Exercise aim
Pictures aside, quote the whole listing exactly.

A run of records
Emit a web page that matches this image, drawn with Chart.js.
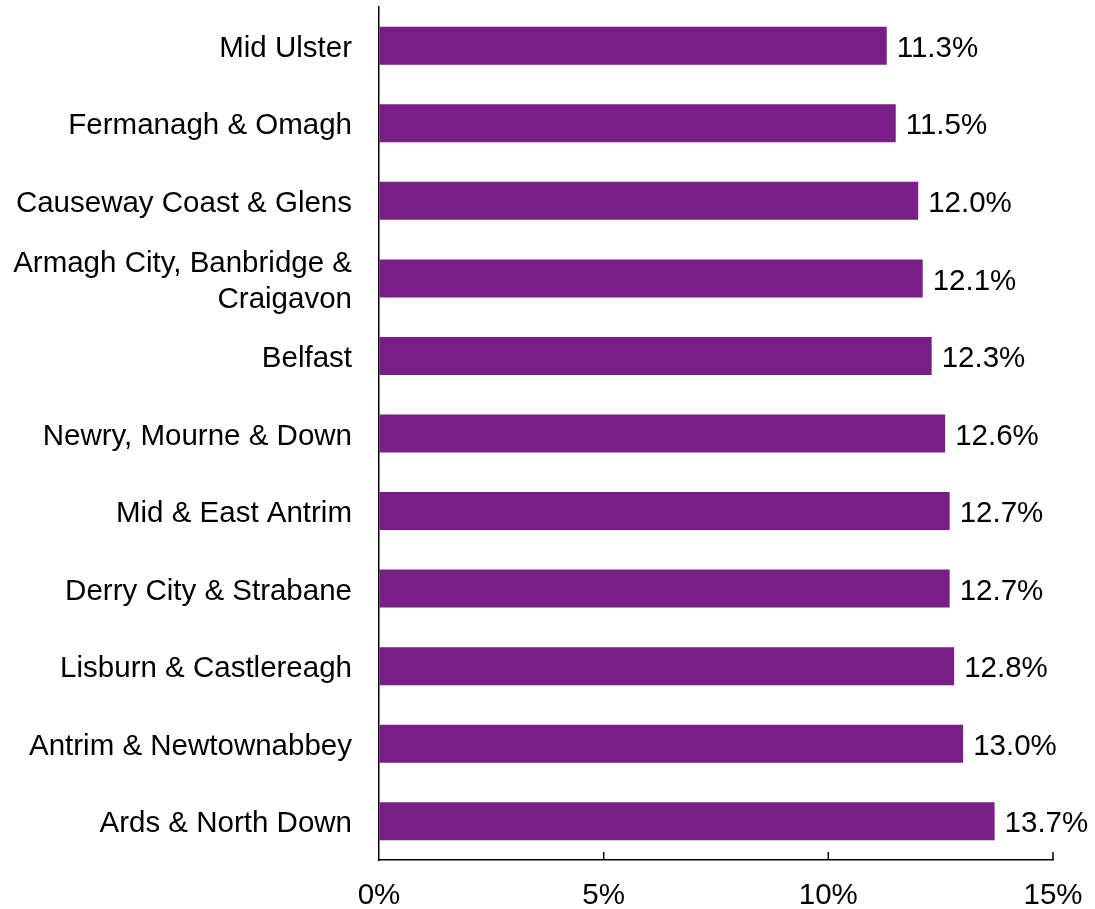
<!DOCTYPE html>
<html>
<head>
<meta charset="utf-8">
<script src="https://cdn.jsdelivr.net/npm/chart.js@4"></script>
<style>
html,body{margin:0;padding:0;background:#fff;}
#wrap{width:1095px;height:909px;position:relative;}
</style>
</head>
<body>
<div id="wrap"><canvas id="c" width="1095" height="909"></canvas></div>
<script>
const categories = [
  "Mid Ulster",
  "Fermanagh & Omagh",
  "Causeway Coast & Glens",
  ["Armagh City, Banbridge &", "Craigavon"],
  "Belfast",
  "Newry, Mourne & Down",
  "Mid & East Antrim",
  "Derry City & Strabane",
  "Lisburn & Castlereagh",
  "Antrim & Newtownabbey",
  "Ards & North Down"
];
const values = [11.3, 11.5, 12.0, 12.1, 12.3, 12.6, 12.7, 12.7, 12.8, 13.0, 13.7];
const xTicks = [0, 5, 10, 15];

const FONT = "'Liberation Sans', Arial, sans-serif";
const barColor = "#7A1E87";

const valueLabels = {
  id: 'valueLabels',
  afterDatasetsDraw(chart) {
    const ctx = chart.ctx;
    const meta = chart.getDatasetMeta(0);
    ctx.save();
    ctx.font = "29.5px " + FONT;
    ctx.fillStyle = "#000";
    ctx.textAlign = "left";
    ctx.textBaseline = "middle";
    meta.data.forEach((el, i) => {
      ctx.fillText(values[i].toFixed(1) + "%", el.x + 10, el.y + 3);
    });
    ctx.restore();
  }
};

const innerTicks = {
  id: 'innerTicks',
  afterDraw(chart) {
    const ctx = chart.ctx;
    const xs = chart.scales.x;
    const bottom = chart.chartArea.bottom;
    ctx.save();
    ctx.strokeStyle = "#000";
    ctx.lineWidth = 1.5;
    xs.ticks.forEach((t) => {
      if (t.value === 0) return;
      const px = xs.getPixelForValue(t.value);
      ctx.beginPath();
      ctx.moveTo(px, bottom);
      ctx.lineTo(px, bottom - 8);
      ctx.stroke();
    });
    ctx.restore();
  }
};

new Chart(document.getElementById('c'), {
  type: 'bar',
  data: {
    labels: categories,
    datasets: [{
      data: values,
      backgroundColor: barColor,
      borderWidth: 0,
      barPercentage: 0.49,
      categoryPercentage: 1.0
    }]
  },
  options: {
    indexAxis: 'y',
    responsive: false,
    animation: false,
    devicePixelRatio: 1,
    layout: { padding: { top: 7, right: 42, left: 0, bottom: 0 } },
    plugins: { legend: { display: false }, tooltip: { enabled: false } },
    scales: {
      x: {
        min: 0, max: 15,
        afterBuildTicks(scale) { scale.ticks = xTicks.map(v => ({ value: v })); },
        afterFit(scale) { scale.height = 49; scale.paddingLeft = 0; scale.paddingRight = 0; },
        grid: { drawOnChartArea: false, drawTicks: false },
        border: { color: "#000", width: 1.5 },
        ticks: {
          padding: 18,
          color: "#000",
          font: { family: FONT, size: 29.5 },
          maxRotation: 0,
          callback: (v) => v + "%"
        }
      },
      y: {
        afterFit(scale) { scale.width = 379; scale.paddingTop = 0; scale.paddingBottom = 0; },
        grid: { drawOnChartArea: false, drawTicks: false },
        border: { color: "#000", width: 1.5 },
        ticks: {
          padding: 27,
          labelOffset: 3,
          color: "#000",
          font: { family: FONT, size: 29.5, lineHeight: 1.22 }
        }
      }
    }
  },
  plugins: [valueLabels, innerTicks]
});
</script>
</body>
</html>
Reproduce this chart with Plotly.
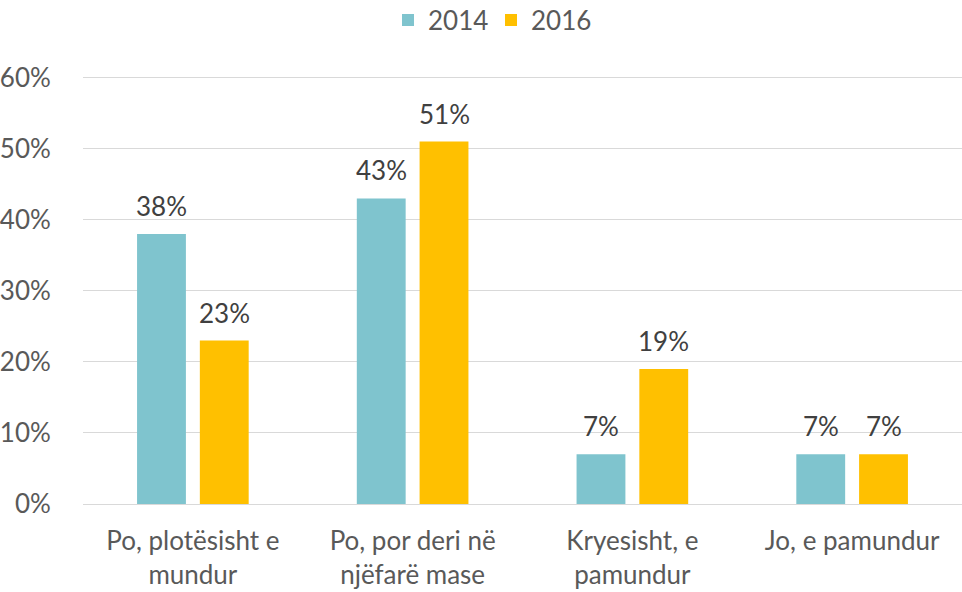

Written response
Emit a web page that matches this image, drawn with Chart.js.
<!DOCTYPE html>
<html>
<head>
<meta charset="utf-8">
<script src="https://cdn.jsdelivr.net/npm/chart.js@4"></script>
<style>
html,body{margin:0;padding:0;background:#fff;}
#wrap{width:1095px;height:909px;position:relative;}
</style>
</head>
<body>
<div id="wrap"><canvas id="c" width="1095" height="909"></canvas></div>
<script>
const categories = [
  "Mid Ulster",
  "Fermanagh & Omagh",
  "Causeway Coast & Glens",
  ["Armagh City, Banbridge &", "Craigavon"],
  "Belfast",
  "Newry, Mourne & Down",
  "Mid & East Antrim",
  "Derry City & Strabane",
  "Lisburn & Castlereagh",
  "Antrim & Newtownabbey",
  "Ards & North Down"
];
const values = [11.3, 11.5, 12.0, 12.1, 12.3, 12.6, 12.7, 12.7, 12.8, 13.0, 13.7];
const xTicks = [0, 5, 10, 15];

const FONT = "'Liberation Sans', Arial, sans-serif";
const barColor = "#7A1E87";

const valueLabels = {
  id: 'valueLabels',
  afterDatasetsDraw(chart) {
    const ctx = chart.ctx;
    const meta = chart.getDatasetMeta(0);
    ctx.save();
    ctx.font = "29.5px " + FONT;
    ctx.fillStyle = "#000";
    ctx.textAlign = "left";
    ctx.textBaseline = "middle";
    meta.data.forEach((el, i) => {
      ctx.fillText(values[i].toFixed(1) + "%", el.x + 10, el.y + 3);
    });
    ctx.restore();
  }
};

const innerTicks = {
  id: 'innerTicks',
  afterDraw(chart) {
    const ctx = chart.ctx;
    const xs = chart.scales.x;
    const bottom = chart.chartArea.bottom;
    ctx.save();
    ctx.strokeStyle = "#000";
    ctx.lineWidth = 1.5;
    xs.ticks.forEach((t) => {
      if (t.value === 0) return;
      const px = xs.getPixelForValue(t.value);
      ctx.beginPath();
      ctx.moveTo(px, bottom);
      ctx.lineTo(px, bottom - 8);
      ctx.stroke();
    });
    ctx.restore();
  }
};

new Chart(document.getElementById('c'), {
  type: 'bar',
  data: {
    labels: categories,
    datasets: [{
      data: values,
      backgroundColor: barColor,
      borderWidth: 0,
      barPercentage: 0.49,
      categoryPercentage: 1.0
    }]
  },
  options: {
    indexAxis: 'y',
    responsive: false,
    animation: false,
    devicePixelRatio: 1,
    layout: { padding: { top: 7, right: 42, left: 0, bottom: 0 } },
    plugins: { legend: { display: false }, tooltip: { enabled: false } },
    scales: {
      x: {
        min: 0, max: 15,
        afterBuildTicks(scale) { scale.ticks = xTicks.map(v => ({ value: v })); },
        afterFit(scale) { scale.height = 49; scale.paddingLeft = 0; scale.paddingRight = 0; },
        grid: { drawOnChartArea: false, drawTicks: false },
        border: { color: "#000", width: 1.5 },
        ticks: {
          padding: 18,
          color: "#000",
          font: { family: FONT, size: 29.5 },
          maxRotation: 0,
          callback: (v) => v + "%"
        }
      },
      y: {
        afterFit(scale) { scale.width = 379; scale.paddingTop = 0; scale.paddingBottom = 0; },
        grid: { drawOnChartArea: false, drawTicks: false },
        border: { color: "#000", width: 1.5 },
        ticks: {
          padding: 27,
          labelOffset: 3,
          color: "#000",
          font: { family: FONT, size: 29.5, lineHeight: 1.22 }
        }
      }
    }
  },
  plugins: [valueLabels, innerTicks]
});
</script>
</body>
</html>
Reproduce this chart with Plotly.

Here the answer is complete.